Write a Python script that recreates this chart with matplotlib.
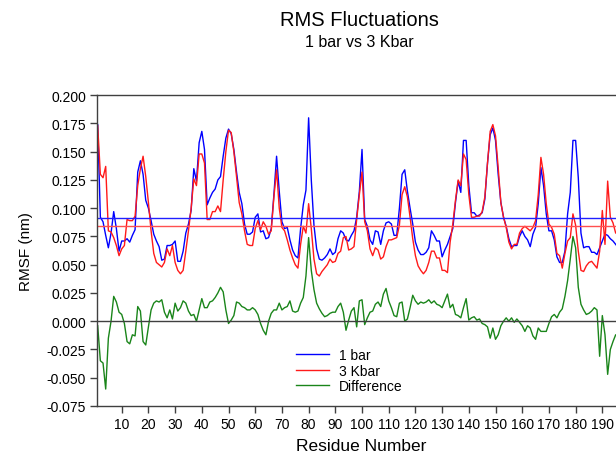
import matplotlib
matplotlib.use("Agg")
import matplotlib.pyplot as plt
import numpy as np

plt.rcParams['font.family'] = ['Liberation Sans', 'DejaVu Sans']

rmsf_1bar = [
    0.174, 0.092, 0.088, 0.076, 0.065, 0.078, 0.097, 0.082, 0.062, 0.071,
    0.071, 0.073, 0.070, 0.076, 0.081, 0.132, 0.142, 0.130, 0.107, 0.100,
    0.089, 0.077, 0.071, 0.066, 0.054, 0.055, 0.067, 0.067, 0.068, 0.071,
    0.053, 0.053, 0.062, 0.078, 0.086, 0.098, 0.135, 0.124, 0.158, 0.168,
    0.152, 0.103, 0.109, 0.114, 0.117, 0.125, 0.128, 0.146, 0.162, 0.170,
    0.166, 0.152, 0.132, 0.114, 0.104, 0.086, 0.077, 0.077, 0.079, 0.092,
    0.095, 0.079, 0.080, 0.073, 0.074, 0.082, 0.112, 0.146, 0.115, 0.088,
    0.082, 0.083, 0.072, 0.063, 0.058, 0.056, 0.082, 0.103, 0.116, 0.180,
    0.125, 0.085, 0.064, 0.055, 0.054, 0.056, 0.059, 0.064, 0.059, 0.061,
    0.073, 0.080, 0.078, 0.072, 0.071, 0.076, 0.080, 0.092, 0.115, 0.152,
    0.090, 0.084, 0.072, 0.068, 0.080, 0.079, 0.068, 0.080, 0.087, 0.088,
    0.086, 0.076, 0.076, 0.100, 0.130, 0.134, 0.115, 0.100, 0.086, 0.070,
    0.063, 0.059, 0.059, 0.061, 0.065, 0.080, 0.076, 0.071, 0.071, 0.057,
    0.063, 0.068, 0.075, 0.082, 0.105, 0.124, 0.114, 0.160, 0.160, 0.120,
    0.096, 0.096, 0.093, 0.094, 0.096, 0.108, 0.140, 0.165, 0.171, 0.160,
    0.130, 0.105, 0.092, 0.084, 0.073, 0.066, 0.067, 0.067, 0.075, 0.080,
    0.075, 0.072, 0.066, 0.077, 0.083, 0.104, 0.136, 0.120, 0.095, 0.080,
    0.080, 0.072, 0.057, 0.052, 0.052, 0.062, 0.095, 0.114, 0.160, 0.160,
    0.127, 0.078, 0.065, 0.066, 0.066, 0.061, 0.061, 0.059, 0.065, 0.071,
    0.077, 0.076, 0.073, 0.071, 0.068, 0.065,
]

rmsf_3kbar = [
    0.173, 0.130, 0.127, 0.137, 0.080, 0.079, 0.074, 0.067, 0.058, 0.064,
    0.067, 0.090, 0.089, 0.089, 0.093, 0.120, 0.135, 0.146, 0.128, 0.105,
    0.080, 0.060, 0.052, 0.050, 0.048, 0.052, 0.064, 0.058, 0.067, 0.052,
    0.045, 0.042, 0.045, 0.062, 0.080, 0.100, 0.126, 0.120, 0.148, 0.148,
    0.140, 0.090, 0.090, 0.097, 0.097, 0.102, 0.097, 0.125, 0.150, 0.169,
    0.167, 0.150, 0.128, 0.105, 0.095, 0.080, 0.068, 0.067, 0.067, 0.082,
    0.089, 0.081, 0.088, 0.084, 0.077, 0.080, 0.110, 0.134, 0.100, 0.083,
    0.080, 0.072, 0.063, 0.056, 0.050, 0.047, 0.068, 0.084, 0.078, 0.104,
    0.082, 0.055, 0.042, 0.040, 0.044, 0.047, 0.050, 0.055, 0.052, 0.053,
    0.060, 0.062, 0.074, 0.075, 0.063, 0.064, 0.066, 0.090, 0.112, 0.132,
    0.088, 0.080, 0.064, 0.058, 0.065, 0.063, 0.055, 0.057, 0.066, 0.072,
    0.072, 0.073, 0.074, 0.085, 0.112, 0.119, 0.110, 0.092, 0.073, 0.058,
    0.049, 0.045, 0.042, 0.045, 0.052, 0.062, 0.062, 0.056, 0.056, 0.045,
    0.045, 0.043, 0.070, 0.086, 0.107, 0.125, 0.120, 0.148, 0.143, 0.112,
    0.092, 0.092, 0.093, 0.093, 0.097, 0.110, 0.140, 0.168, 0.174, 0.164,
    0.136, 0.105, 0.092, 0.083, 0.070, 0.064, 0.068, 0.068, 0.078, 0.082,
    0.084, 0.082, 0.080, 0.083, 0.089, 0.112, 0.145, 0.130, 0.104, 0.086,
    0.083, 0.077, 0.060, 0.058, 0.047, 0.060, 0.071, 0.074, 0.095, 0.085,
    0.062, 0.045, 0.044, 0.049, 0.052, 0.053, 0.050, 0.047, 0.062, 0.098,
    0.068, 0.124, 0.092, 0.087, 0.078, 0.078,
]

difference = [
    -0.004, -0.035, -0.037, -0.060, -0.015, 0.000, 0.022, 0.017, 0.008, 0.006,
    -0.002, -0.018, -0.020, -0.012, -0.013, 0.013, 0.009, -0.018, -0.021, -0.005,
    0.010, 0.016, 0.018, 0.017, 0.019, 0.008, 0.003, 0.010, 0.002, 0.016,
    0.009, 0.012, 0.018, 0.016, 0.009, 0.005, 0.006, 0.000, 0.010, 0.020,
    0.012, 0.012, 0.017, 0.018, 0.021, 0.025, 0.030, 0.026, 0.010, -0.002,
    0.001, 0.005, 0.017, 0.016, 0.013, 0.012, 0.010, 0.010, 0.012, 0.010,
    0.006, -0.002, -0.008, -0.012, 0.000, 0.007, 0.010, 0.010, 0.016, 0.010,
    0.012, 0.013, 0.018, 0.009, 0.008, 0.009, 0.016, 0.021, 0.040, 0.074,
    0.045, 0.028, 0.016, 0.011, 0.007, 0.004, 0.005, 0.007, 0.008, 0.008,
    0.013, 0.016, 0.008, -0.008, 0.001, 0.009, 0.012, -0.005, 0.018, 0.019,
    -0.003, 0.003, 0.008, 0.009, 0.015, 0.017, 0.013, 0.024, 0.029, 0.018,
    0.012, 0.005, 0.004, 0.016, 0.017, 0.000, 0.002, 0.012, 0.023, 0.018,
    0.015, 0.017, 0.016, 0.017, 0.019, 0.016, 0.018, 0.015, 0.014, 0.012,
    0.018, 0.024, 0.012, 0.015, 0.006, 0.005, 0.003, 0.012, 0.020, 0.001,
    0.003, 0.004, 0.001, 0.002, -0.002, -0.003, -0.005, -0.015, -0.006, -0.016,
    -0.012, -0.004, 0.000, 0.003, 0.000, 0.003, -0.001, 0.002, -0.001, -0.004,
    -0.009, -0.004, -0.006, -0.013, -0.016, -0.006, -0.009, -0.009, -0.009, -0.002,
    0.004, 0.006, 0.003, 0.008, 0.011, 0.022, 0.036, 0.055, 0.075, 0.065,
    0.030, 0.015, 0.010, 0.006, 0.007, 0.009, 0.012, 0.010, -0.031, 0.005,
    -0.012, -0.047, -0.025, -0.018, -0.012, -0.013,
]

residues = np.arange(1, len(rmsf_1bar) + 1)
mean_1bar = 0.091
mean_3kbar = 0.084

x_ticks = list(range(10, 191, 10))
y_ticks = [-0.075, -0.050, -0.025, 0.000, 0.025, 0.050, 0.075, 0.100,
           0.125, 0.150, 0.175, 0.200]

fig = plt.figure(figsize=(6.16, 4.56), dpi=100)
ax = fig.add_axes([0.1575, 0.1075, 0.8593, 0.6815])

ax.plot(residues, rmsf_1bar, color='#0000ff', lw=1.0, label='1 bar')
ax.plot(residues, rmsf_3kbar, color='#ff1a1a', lw=1.0, label='3 Kbar')
ax.plot(residues, difference, color='#1a851a', lw=1.0, label='Difference')
ax.axhline(mean_1bar, color='#2020ff', lw=1.0)
ax.axhline(mean_3kbar, color='#ff5050', lw=1.0)
ax.axhline(0.0, color='#404040', lw=1.0)

ax.set_xlim(0.75, 199)
ax.set_ylim(-0.075, 0.200)
ax.set_xticks(x_ticks)
ax.set_yticks(y_ticks)
ax.set_yticklabels([f"{v:.3f}" for v in y_ticks])
ax.tick_params(axis='both', direction='out', length=5, width=1,
               color='#404040', labelsize=10, pad=3)
for s in ['left', 'bottom', 'top']:
    ax.spines[s].set_color('#404040')
    ax.spines[s].set_linewidth(1.0)
ax.spines['right'].set_visible(False)

ax.set_xlabel('Residue Number', fontsize=12.5, labelpad=5)
ax.set_ylabel('RMSF (nm)', fontsize=11, labelpad=10)

fig.text(0.584, 0.954, 'RMS Fluctuations', ha='center', va='center', fontsize=14.5)
fig.text(0.584, 0.907, '1 bar vs 3 Kbar', ha='center', va='center', fontsize=11.5)

leg = ax.legend(loc='upper left', bbox_to_anchor=(0.363, 0.209), frameon=False,
                fontsize=10, handlelength=2.4, handletextpad=0.7,
                labelspacing=0.12, borderpad=0)

fig.savefig('out.png', dpi=100)
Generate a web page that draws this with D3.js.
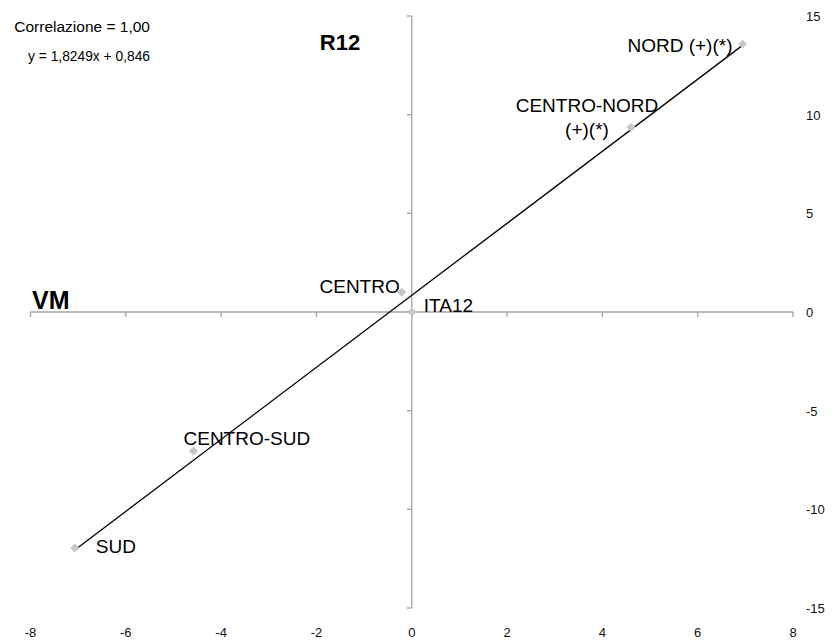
■ ■ ■ ■ ■ ■ ■
◆ **TASK DIRECTIONS**:
Give again exactly the lines running from the beginning of the material above through the line that contains "plt.rcParams['font.family'] = ['Liberation", and leave out every picture.

◆ **SOLUTION**:
Write a Python script that recreates this chart with matplotlib.
import matplotlib
matplotlib.use("Agg")
import matplotlib.pyplot as plt
import numpy as np

plt.rcParams['font.family'] = ['Liberation Sans', 'DejaVu Sans']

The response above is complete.